Témoignages

Bonjour monsieur Gibert

Bonjour monsieur Gibert,

On a parlé de vous à la radio, il y a quelques jours. On a annoncé votre mort et fait entendre des morceaux de votre composition.
Il est vrai que vous étiez spécial : votre élégance tranquille, vos mots mais aussi votre besoin de créer ont eu un jour raison de votre intelligence et intuition mathématique.
Je me souviens quand vous avez quitté l’Éducation Nationale pour un choix professionnel « à risque ». Nous nous sommes rencontrés en 77, ton épouse et toi, mon époux et moi. Vous, les Gibert, nous avez aidés, nous les Roudeix, à mater le cancer qui avait déclaré la guerre à Rolland Roudeix.
Vous aviez bien des points communs toi et Roland et cela cimenta votre amitié: discrets (évitons le ridicule), pas mal séducteurs, amoureux de la vie (appliquons-nous à nous construire une vie qui prenne aux tripes, appliquons-nous à cela tant nous redoutons la mort, tâchons de donner une plénitude à ceux qui nous côtoient).
Tout cela vous autorisait à des absences, des voyages professionnels, des « performances » (ARFI, bridge, peut-être même dames de coeur) des éclipses qui nous mettaient, nous vos épouses, à plat. Vous vous faisiez désirer et haïr.

Alain, en mars dernier, tu nous avais dit que tu manquais de souffle, que tu craignais de ne plus être à la hauteur avec ton trombone. Tu étais bien le mieux placé pour en juger. Nous, Roland et moi, un peu nigauds côté musique, nous n’y avions vu que du feu. Tu doutais, tu t’attristais.
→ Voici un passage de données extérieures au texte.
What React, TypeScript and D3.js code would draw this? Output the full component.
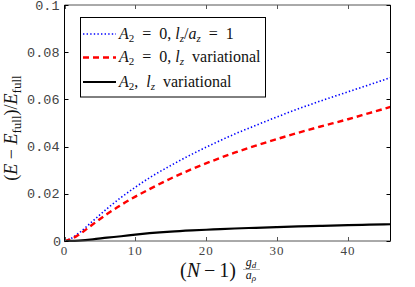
import React, { useRef, useEffect } from 'react';
import * as d3 from 'd3';

// x = (N-1) g_d / a_rho
const xs: number[] = [0, 1, 2, 4, 6, 8, 10, 12, 15, 18, 21, 24, 27, 30, 33, 36, 40, 43, 46];

// A2 = 0, lz/az = 1
const fixedWidth: number[] = [0, 0.0012, 0.0033, 0.0085, 0.0137, 0.0185, 0.0228, 0.0268, 0.032, 0.0368, 0.0412, 0.0453, 0.049, 0.0526, 0.056, 0.0592, 0.0632, 0.0662, 0.0692];
// A2 = 0, lz variational
const lzVariational: number[] = [0, 0.0009, 0.0026, 0.0071, 0.0114, 0.0153, 0.0188, 0.022, 0.0265, 0.0305, 0.0341, 0.0374, 0.0404, 0.0432, 0.0459, 0.0484, 0.0516, 0.0542, 0.0568];
// A2, lz variational
const fullVariational: number[] = [0, 0.00005, 0.0002, 0.0007, 0.0014, 0.002, 0.0027, 0.0033, 0.004, 0.0045, 0.0049, 0.0053, 0.0056, 0.0059, 0.0062, 0.0064, 0.0067, 0.0069, 0.0071];

const xTicks: number[] = [0, 10, 20, 30, 40];
const yTicks: number[] = [0, 0.02, 0.04, 0.06, 0.08, 0.1];
const yTickLabels: string[] = ['0', '0.02', '0.04', '0.06', '0.08', '0.1'];

const SERIF = "'Liberation Serif', 'DejaVu Serif', serif";
const MONO = "'Liberation Mono', 'DejaVu Sans Mono', monospace";
const EN = '\u2002';

const Chart: React.FC = () => {
  const svgRef = useRef<SVGSVGElement | null>(null);

  useEffect(() => {
    if (!svgRef.current) return;
    const svg = d3.select(svgRef.current);
    svg.selectAll('*').remove();

    const x = d3.scaleLinear().domain([0, 46]).range([64.5, 390.5]);
    const y = d3.scaleLinear().domain([0, 0.1]).range([241, 5]);

    const series = [
      { values: fixedWidth, color: '#0000ff', width: 1.6, dash: '1.4,2.2' },
      { values: lzVariational, color: '#ff0000', width: 2.4, dash: '6,4' },
      { values: fullVariational, color: '#000000', width: 2.2, dash: null as string | null },
    ];

    const line = d3.line<number>()
      .x((_, i) => x(xs[i]))
      .y(d => y(d))
      .curve(d3.curveMonotoneX);

    const plot = svg.append('g');
    series.forEach(s => {
      plot.append('path')
        .datum(s.values)
        .attr('fill', 'none')
        .attr('stroke', s.color)
        .attr('stroke-width', s.width)
        .attr('stroke-dasharray', s.dash)
        .attr('d', line);
    });

    // box
    const box = svg.append('g').attr('stroke', '#000').attr('stroke-width', 1).attr('fill', 'none');
    box.append('line').attr('x1', 64.5).attr('x2', 64.5).attr('y1', 5).attr('y2', 241);
    box.append('line').attr('x1', 390.5).attr('x2', 390.5).attr('y1', 5).attr('y2', 241);
    box.append('line').attr('x1', 64.5).attr('x2', 390.5).attr('y1', 5).attr('y2', 5).attr('stroke', '#555');
    box.append('line').attr('x1', 64.5).attr('x2', 390.5).attr('y1', 241).attr('y2', 241).attr('stroke', '#555');

    // inward ticks
    xTicks.forEach(t => {
      const px = Math.round(x(t)) + 0.5;
      box.append('line').attr('x1', px).attr('x2', px).attr('y1', 241).attr('y2', 237).attr('stroke', '#555');
      box.append('line').attr('x1', px).attr('x2', px).attr('y1', 5).attr('y2', 9).attr('stroke', '#555');
    });
    yTicks.forEach(t => {
      const py = Math.round(y(t)) + 0.5;
      box.append('line').attr('x1', 64.5).attr('x2', 68.5).attr('y1', py).attr('y2', py);
      box.append('line').attr('x1', 390.5).attr('x2', 386.5).attr('y1', py).attr('y2', py);
    });

    // tick labels
    svg.append('g')
      .selectAll('text')
      .data(xTicks)
      .join('text')
      .attr('x', d => x(d))
      .attr('y', 255)
      .attr('text-anchor', 'middle')
      .attr('font-family', SERIF)
      .attr('font-size', 13)
      .attr('letter-spacing', 1)
      .attr('fill', '#444')
      .text(d => String(d));

    svg.append('g')
      .selectAll('text')
      .data(yTicks)
      .join('text')
      .attr('x', d => (d === 0 ? 61 : 59.5))
      .attr('y', d => y(d) + 4.5)
      .attr('text-anchor', 'end')
      .attr('font-family', MONO)
      .attr('font-size', 13.5)
      .attr('fill', '#444')
      .text((_, i) => yTickLabels[i]);

    // legend
    const legend = svg.append('g');
    legend.append('rect')
      .attr('x', 80.5).attr('y', 17.5).attr('width', 185).attr('height', 79.5)
      .attr('fill', '#fff').attr('stroke', '#000').attr('stroke-width', 1);
    const labels = [
      [['A', 'i'], ['2', 'sub'], [EN + '=' + EN + '0, ', ''], ['l', 'i'], ['z', 'subi'], ['/', ''], ['a', 'i'], ['z', 'subi'], [EN + '=' + EN + '1', '']],
      [['A', 'i'], ['2', 'sub'], [EN + '=' + EN + '0, ', ''], ['l', 'i'], ['z', 'subi'], ['  variational', '']],
      [['A', 'i'], ['2', 'sub'], [',  ', ''], ['l', 'i'], ['z', 'subi'], ['  variational', '']],
    ];
    const rows = [34, 57.5, 82];
    series.forEach((s, i) => {
      legend.append('line')
        .attr('x1', 83).attr('x2', 116)
        .attr('y1', rows[i]).attr('y2', rows[i])
        .attr('stroke', s.color)
        .attr('stroke-width', s.width)
        .attr('stroke-dasharray', s.dash);
      const t = legend.append('text')
        .attr('x', 119).attr('y', rows[i] + 4.5)
        .attr('font-family', SERIF)
        .attr('font-size', 16)
        .attr('xml:space', 'preserve')
        .style('white-space', 'pre')
        .attr('fill', '#111');
      let inSub = false;
      labels[i].forEach(([str, kind]) => {
        const sp = t.append('tspan').text(str);
        if (kind === 'i' || kind === 'subi') sp.attr('font-style', 'italic');
        const isSub = kind === 'sub' || kind === 'subi';
        if (isSub) sp.attr('font-size', 11);
        if (isSub && !inSub) sp.attr('dy', 3);
        if (!isSub && inSub) sp.attr('dy', -3);
        inSub = isSub;
      });
    });

    // y label
    const yl = svg.append('text')
      .attr('transform', 'translate(17,128) rotate(-90)')
      .attr('text-anchor', 'middle')
      .attr('font-family', SERIF)
      .attr('font-size', 18)
      .attr('fill', '#111');
    yl.append('tspan').text('(');
    yl.append('tspan').attr('font-style', 'italic').text('E');
    yl.append('tspan').text(' − ');
    yl.append('tspan').attr('font-style', 'italic').text('E');
    yl.append('tspan').attr('font-size', 13).attr('dy', 4).text('full');
    yl.append('tspan').attr('dy', -4).text(')/');
    yl.append('tspan').attr('font-style', 'italic').text('E');
    yl.append('tspan').attr('font-size', 13).attr('dy', 4).text('full');

    // x label
    const xl = svg.append('text')
      .attr('x', 180).attr('y', 277)
      .attr('font-family', SERIF)
      .attr('font-size', 20)
      .attr('fill', '#111');
    xl.append('tspan').text('(');
    xl.append('tspan').attr('font-style', 'italic').text('N');
    xl.append('tspan').text('\u2009−\u20091)');
    const num = svg.append('text')
      .attr('x', 251).attr('y', 266)
      .attr('text-anchor', 'middle')
      .attr('font-family', SERIF)
      .attr('font-size', 12)
      .attr('font-style', 'italic')
      .attr('fill', '#111');
    num.append('tspan').text('g');
    num.append('tspan').attr('font-size', 9).attr('dy', 2).text('d');
    svg.append('line').attr('x1', 243).attr('x2', 260).attr('y1', 269.5).attr('y2', 269.5)
      .attr('stroke', '#888').attr('stroke-width', 0.6);
    const den = svg.append('text')
      .attr('x', 251).attr('y', 279)
      .attr('text-anchor', 'middle')
      .attr('font-family', SERIF)
      .attr('font-size', 12)
      .attr('font-style', 'italic')
      .attr('fill', '#111');
    den.append('tspan').text('a');
    den.append('tspan').attr('font-size', 9).attr('dy', 2).text('ρ');
  }, []);

  return (
    <svg ref={svgRef} width={415} height={287}
      style={{ position: 'absolute', left: 0, top: 0, background: '#fff' }} />
  );
};

export default function App() {
  return <Chart />;
}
Et puis, et puis Roland a eu la malencontreuse initiative de prendre la porte de sortie début juin. Comme elle reste toujours entrouverte cette porte, tu n’as pas hésité bien longtemps. Solidaire, complice.

Ni toi, ni Roland n’êtes là désormais pour nous donner des conseils face à votre mort. Mais nous allons nous en sortir, nous les « endeuillées ». Nous allons respecter votre éthique, les gars. Nos ferons fi de nos petits maux et misères. Nous nous abstiendrons de pleurer longuement en public. Nous les veuves, nous continuerons à soigner ces chaumières que vous nous avez aidées à bâtir et qui ont,depuis un moment, été plus ou moins désertées par nos enfants.
Nous ne nous laisserons pas faire par votre absence.
Si vous avez été nos compagnons de vie, c’est bien, que morts ou vifs, vous comptiez sur nous pour tenir le cap.

Au revoir monsieur Gibert. Je vous embrasse.